Plug Valves – Types, Construction, and Applications
Plug valves utilize conical and cylindrical plugs to stop or throttle flow in a system. The plug has an opening in the center that allows for flow through the valve in the open position when the cavity is parallel to the flow. When the controlling lever rotates, the plug inside the valve assembly turns and the cavity is perpendicular to the flow which in turn stops the flow.
Plug valve construction allows for quarter turns to completely shut off or open flow. This article covers the different types of plug valves, valve construction and components, typical applications, and maintenance and repair.
Types of Plug Valves
Plug valves can be divided into four major groups, depending on their functionality. These groups are lubricated, non-lubricated, multi-port, and eccentric.
Lubricated Plug Valve
Lubricated plug valves incorporate small channels in the plug construction called radial holes that allow for the flow of a lubricant. The lubricant works along the length of the plug and on its seating surface. Because of the lubricant, the closing, opening, and throttling of a lubricated plug valve is made easier. Similarly, the lubricated plug valve prevents corrosion in the valve and promotes proper seating when closed.
Non-lubricated Plug Valve
Non-lubricated plug valves typically find use in low-pressure systems. Unlike the lubricated plug valve, non-lubricated plug valves have no form of automatic lubrication and are more prone to deterioration and wear. Due to this, non-lubricated valves are cheaper than their lubricated counterparts. This lends non-lubricated valves to best fit applications with small actuator torque requirements.
Multi-Port Plug Valve
Multiport plug valves control the direction of flow in a system with specified plug cavities. Typically, multiport valves have more than two openings, yet flow is constrained to only two ports. Because of this, the plug design in a multiport plug valve is the biggest design factor to be considered.
Eccentric Plug Valve
Eccentric plug valves follow an eccentric path when operating the plug, meaning the plug is offset from the centerline of the seating ring. The plug in an eccentric plug valve contacts the seating ring only in the closed position. The open eccentric plug is not in contact with the seating ring when the valve is open.

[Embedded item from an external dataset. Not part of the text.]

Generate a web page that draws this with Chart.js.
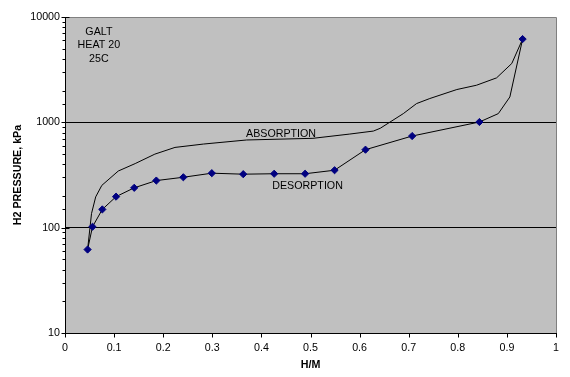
<!DOCTYPE html>
<html>
<head>
<meta charset="utf-8">
<script src="https://cdn.jsdelivr.net/npm/chart.js@4.4.1/dist/chart.umd.min.js"></script>
<style>
  html, body { margin: 0; padding: 0; background: #fff; }
  #wrap { width: 570px; height: 377px; }
</style>
</head>
<body>
<div id="wrap"><canvas id="galtChart" width="570" height="377"></canvas></div>
<script>
// --- datos ---
const absH = [0.046, 0.054, 0.0625, 0.075, 0.1085, 0.143, 0.183, 0.224, 0.282, 0.37, 0.505, 0.58, 0.628, 0.642, 0.689, 0.716, 0.743, 0.798, 0.838, 0.879, 0.91, 0.932];
const absP = [62, 136, 196, 252, 345, 406, 499, 578, 622, 680, 705, 774, 826, 878, 1210, 1507, 1683, 2048, 2250, 2643, 3622, 6170];

const desH = [0.046, 0.056, 0.076, 0.104, 0.141, 0.186, 0.241, 0.299, 0.363, 0.426, 0.489, 0.549, 0.612, 0.707, 0.844, 0.8825, 0.906, 0.932];
const desP = [62, 102, 149, 197, 239, 280, 301, 329, 322, 325, 325, 351, 550, 741, 1007, 1210, 1741, 6170];
// 1 = punto con marcador, 0 = solo linea
const desMarked = [1, 1, 1, 1, 1, 1, 1, 1, 1, 1, 1, 1, 1, 1, 1, 0, 0, 1];

const xTicks = [0, 0.1, 0.2, 0.3, 0.4, 0.5, 0.6, 0.7, 0.8, 0.9, 1];
const yLabels = [10, 100, 1000, 10000];

const notes = [
    { text: ['GALT', 'HEAT 20', '25C'], x: 0.069, y: 7200 },
    { text: ['ABSORPTION'], x: 0.44, y: 780 },
    { text: ['DESORPTION'], x: 0.494, y: 246 }
];

const FONT = 'Liberation Sans, Arial, sans-serif';
const FSIZE = 10.7;

const toPts = (xs, ys) => xs.map((x, i) => ({ x: x, y: ys[i] }));
const isPow10 = v => Math.abs(Math.log10(v) - Math.round(Math.log10(v))) < 1e-9;

const plotPlugin = {
    id: 'plotDeco',
    beforeDraw(chart) {
        const { ctx, chartArea: a } = chart;
        ctx.save();
        ctx.fillStyle = '#fff';
        ctx.fillRect(0, 0, chart.width, chart.height);
        ctx.fillStyle = '#C0C0C0';
        ctx.fillRect(a.left, a.top, a.right - a.left, a.bottom - a.top);
        ctx.restore();
    },
    afterDraw(chart) {
        const { ctx, chartArea: a } = chart;
        const xs = chart.scales.x, ys = chart.scales.y;
        ctx.save();
        // borde gris arriba y derecha
        ctx.strokeStyle = '#808080';
        ctx.lineWidth = 1;
        ctx.beginPath();
        ctx.moveTo(a.left, Math.round(a.top) + 0.5);
        ctx.lineTo(Math.round(a.right) + 0.5, Math.round(a.top) + 0.5);
        ctx.lineTo(Math.round(a.right) + 0.5, a.bottom);
        ctx.stroke();

        // marcas de los ejes
        ctx.strokeStyle = '#000';
        ctx.beginPath();
        const lx = Math.round(a.left) + 0.5;
        ys.ticks.forEach(t => {
            const py = Math.round(ys.getPixelForValue(t.value)) + 0.5;
            if (isPow10(t.value)) {
                ctx.moveTo(lx - 4, py); ctx.lineTo(lx + 4, py);
            } else {
                ctx.moveTo(lx - 3, py); ctx.lineTo(lx, py);
            }
        });
        const by = Math.round(a.bottom) + 0.5;
        xs.ticks.forEach(t => {
            const px = Math.round(xs.getPixelForValue(t.value)) + 0.5;
            ctx.moveTo(px, by); ctx.lineTo(px, by + 4);
        });
        ctx.stroke();

        // textos
        ctx.fillStyle = '#000';
        ctx.font = FSIZE + 'px ' + FONT;
        ctx.textAlign = 'center';
        ctx.textBaseline = 'middle';
        notes.forEach(n => {
            const px = xs.getPixelForValue(n.x);
            const py = ys.getPixelForValue(n.y);
            n.text.forEach((s, i) => ctx.fillText(s, px, py + i * 13.3));
        });
        ctx.restore();
    }
};

const chart = new Chart(document.getElementById('galtChart').getContext('2d'), {
    type: 'scatter',
    data: {
        datasets: [
            {
                label: 'DESORPTION', data: toPts(desH, desP), showLine: true,
                borderColor: '#000', borderWidth: 1, tension: 0,
                pointStyle: 'rectRot',
                pointRadius: desMarked.map(m => m ? 3.6 : 0),
                pointBackgroundColor: '#000080', pointBorderColor: '#000080', pointBorderWidth: 1
            },
            {
                label: 'ABSORPTION', data: toPts(absH, absP), showLine: true,
                borderColor: '#000', borderWidth: 1, tension: 0, pointRadius: 0
            }
        ]
    },
    options: {
        responsive: false, animation: false, devicePixelRatio: 1,
        layout: { padding: { left: 0, right: 14, top: 17, bottom: 0 } },
        plugins: { legend: { display: false }, tooltip: { enabled: false } },
        scales: {
            x: {
                type: 'linear', min: 0, max: 1,
                afterBuildTicks: s => { s.ticks = xTicks.map(v => ({ value: v })); },
                afterFit: s => { s.height = 44; },
                ticks: {
                    color: '#000', padding: 9, maxRotation: 0,
                    font: { family: FONT, size: FSIZE },
                    callback: v => String(Number(v.toFixed(1)))
                },
                grid: { drawTicks: false, color: 'rgba(0,0,0,0)' },
                border: { color: '#000', width: 1 },
                title: {
                    display: true, text: 'H/M', color: '#000',
                    font: { family: FONT, size: FSIZE, weight: 'bold' },
                    padding: { top: 5.5, bottom: 5.5 }
                }
            },
            y: {
                type: 'logarithmic', min: 10, max: 10000,
                afterFit: s => { s.width = 65; },
                ticks: {
                    color: '#000', padding: 5, autoSkip: false,
                    font: { family: FONT, size: FSIZE },
                    callback: v => yLabels.includes(v) ? String(v) : ''
                },
                grid: {
                    drawTicks: false, lineWidth: 1,
                    color: c => (c.tick && (c.tick.value === 100 || c.tick.value === 1000)) ? '#000' : 'rgba(0,0,0,0)'
                },
                border: { color: '#000', width: 1 },
                title: {
                    display: true, text: 'H2 PRESSURE, kPa', color: '#000',
                    font: { family: FONT, size: FSIZE, weight: 'bold' },
                    padding: { top: 11.5, bottom: 11.5 }
                }
            }
        }
    },
    plugins: [plotPlugin]
});
</script>
</body>
</html>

Valve Construction and Components
The major components of a plug valve are the plug, stem, handle, and body. The handle of a plug valve attaches to the stem that connects it to the main plug. The plug rotates via the handle torquing on the top part of the valve. Depending on the type of plug valve, the orientation of the stem differs. The main body of a plug valve holds all the major components and keeps the internals of a plug valve safe.
The plug inside a plug valve differs in the shape of its port and overall construction. Depending on the application, the shape of a plug may be rectangular, round, or diamond. Rectangular ports are the most common and allow the most flow through a plug valve. Round ports are also common and apply where the restriction of flow is unimportant. Diamond-shaped ports are best for throttle control in a system.
Where tight shut-off and flow contamination are important factors in a system, plug valves may be ideal. Typical fluids for plug valve applications include air, slurries, and swage as different types of plug valves offer advantages depending on the type of system.
Plug valves are especially useful in smaller applications as they are simple, quick to use, and relatively easy to maintain. As the design of a plug valve is fairly simple, it allows for minimal flow resistance and leak-tight seals. For higher-pressure systems, manually operated plug valves may pose operating challenges.
The port design configuration is an especially important feature to take into consideration when selecting a plug valve.
Maintenance and Repair
In lubricated plug valves, it is important to ensure proper lubricant dispersal and lubrication. For unlubricated plug valves, proper seating and over tightening are major considerations. Similarly, technicians should ensure proper seating on a routine basis. Checking for leaks in the seating of a plug valve is crucial in ensuring the proper functioning and flow of a system. Depending on the type of flow, the valve should undergo regular inspections for corrosion or any debris that may obstruct any moving components in the valve.